>> begin

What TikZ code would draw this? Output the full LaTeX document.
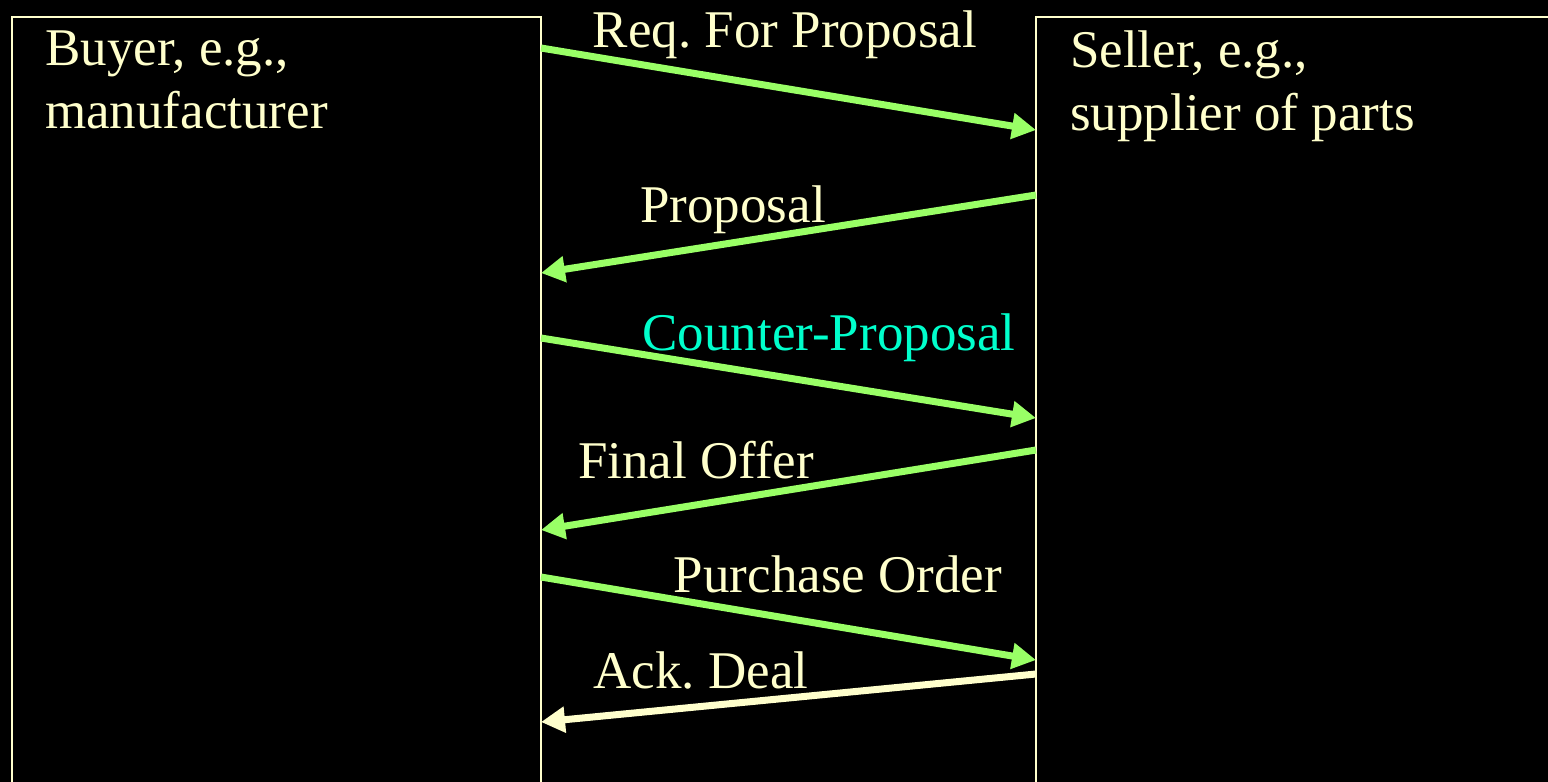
\documentclass[tikz,border=0pt]{standalone}
\usepackage{fontspec}
\setmainfont{Liberation Serif}
\frenchspacing
\usetikzlibrary{arrows.meta}
\definecolor{txtyellow}{HTML}{FFFFCC}
\definecolor{arrgreen}{HTML}{99FF66}
\definecolor{txtcyan}{HTML}{00FFCC}
\begin{document}
\begin{tikzpicture}[x=1pt,y=-1pt,
  party/.style={draw=txtyellow,line width=2.5pt},
  ptext/.style={text=txtyellow,font=\fontsize{53}{63}\selectfont,align=left,inner sep=0pt,anchor=north west},
  msg/.style={text=txtyellow,font=\fontsize{53}{63}\selectfont,inner sep=0pt,anchor=base},
  flow/.style={draw=arrgreen,line width=7pt,-{Triangle[length=24pt,width=25pt]}},
  ackflow/.style={draw=txtyellow,line width=7pt,-{Triangle[length=24pt,width=25pt]}}]
\fill[black] (0,0) rectangle (1548,782);
\useasboundingbox (0,0) rectangle (1548,782);
% parties
\draw[party] (12,800) -- (12,17) -- (541,17) -- (541,800);
\draw[party] (1036,800) -- (1036,17) -- (1560,17);
\node[ptext] (buyer) at (45,31) {Buyer, e.g.,\\manufacturer};
\node[ptext] (seller) at (1070,31) {Seller, e.g.,\\supplier of parts};
% ports on the lifelines
\coordinate (b1) at (541,48);   \coordinate (s1) at (1036,130);
\coordinate (s2) at (1036,195); \coordinate (b2) at (541,273);
\coordinate (b3) at (541,338);  \coordinate (s3) at (1036,418);
\coordinate (s4) at (1036,450); \coordinate (b4) at (541,530);
\coordinate (b5) at (541,577);  \coordinate (s5) at (1036,660);
\coordinate (s6) at (1036,674); \coordinate (b6) at (541,722);
% messages
\draw[flow] (b1) -- (s1);
\draw[flow] (s2) -- (b2);
\draw[flow] (b3) -- (s3);
\draw[flow] (s4) -- (b4);
\draw[flow] (b5) -- (s5);
\draw[ackflow] (s6) -- (b6);
% labels
\node[msg] (l1) at (785,47) {Req. For Proposal};
\node[msg] (l2) at (733,222) {Proposal};
\node[msg,text=txtcyan] (l3) at (829,350) {Counter-Proposal};
\node[msg] (l4) at (696,478) {Final Offer};
\node[msg] (l5) at (838,592) {Purchase Order};
\node[msg] (l6) at (701,688) {Ack. Deal};
\end{tikzpicture}
\end{document}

>> end

* Work to do *
Exclude the images, then output the data above word for word.

* Written response *
What TikZ code would draw this? Output the full LaTeX document.
\documentclass[tikz,border=0pt]{standalone}
\usepackage{fontspec}
\setmainfont{Liberation Serif}
\frenchspacing
\usetikzlibrary{arrows.meta}
\definecolor{txtyellow}{HTML}{FFFFCC}
\definecolor{arrgreen}{HTML}{99FF66}
\definecolor{txtcyan}{HTML}{00FFCC}
\begin{document}
\begin{tikzpicture}[x=1pt,y=-1pt,
  party/.style={draw=txtyellow,line width=2.5pt},
  ptext/.style={text=txtyellow,font=\fontsize{53}{63}\selectfont,align=left,inner sep=0pt,anchor=north west},
  msg/.style={text=txtyellow,font=\fontsize{53}{63}\selectfont,inner sep=0pt,anchor=base},
  flow/.style={draw=arrgreen,line width=7pt,-{Triangle[length=24pt,width=25pt]}},
  ackflow/.style={draw=txtyellow,line width=7pt,-{Triangle[length=24pt,width=25pt]}}]
\fill[black] (0,0) rectangle (1548,782);
\useasboundingbox (0,0) rectangle (1548,782);
% parties
\draw[party] (12,800) -- (12,17) -- (541,17) -- (541,800);
\draw[party] (1036,800) -- (1036,17) -- (1560,17);
\node[ptext] (buyer) at (45,31) {Buyer, e.g.,\\manufacturer};
\node[ptext] (seller) at (1070,31) {Seller, e.g.,\\supplier of parts};
% ports on the lifelines
\coordinate (b1) at (541,48);   \coordinate (s1) at (1036,130);
\coordinate (s2) at (1036,195); \coordinate (b2) at (541,273);
\coordinate (b3) at (541,338);  \coordinate (s3) at (1036,418);
\coordinate (s4) at (1036,450); \coordinate (b4) at (541,530);
\coordinate (b5) at (541,577);  \coordinate (s5) at (1036,660);
\coordinate (s6) at (1036,674); \coordinate (b6) at (541,722);
% messages
\draw[flow] (b1) -- (s1);
\draw[flow] (s2) -- (b2);
\draw[flow] (b3) -- (s3);
\draw[flow] (s4) -- (b4);
\draw[flow] (b5) -- (s5);
\draw[ackflow] (s6) -- (b6);
% labels
\node[msg] (l1) at (785,47) {Req. For Proposal};
\node[msg] (l2) at (733,222) {Proposal};
\node[msg,text=txtcyan] (l3) at (829,350) {Counter-Proposal};
\node[msg] (l4) at (696,478) {Final Offer};
\node[msg] (l5) at (838,592) {Purchase Order};
\node[msg] (l6) at (701,688) {Ack. Deal};
\end{tikzpicture}
\end{document}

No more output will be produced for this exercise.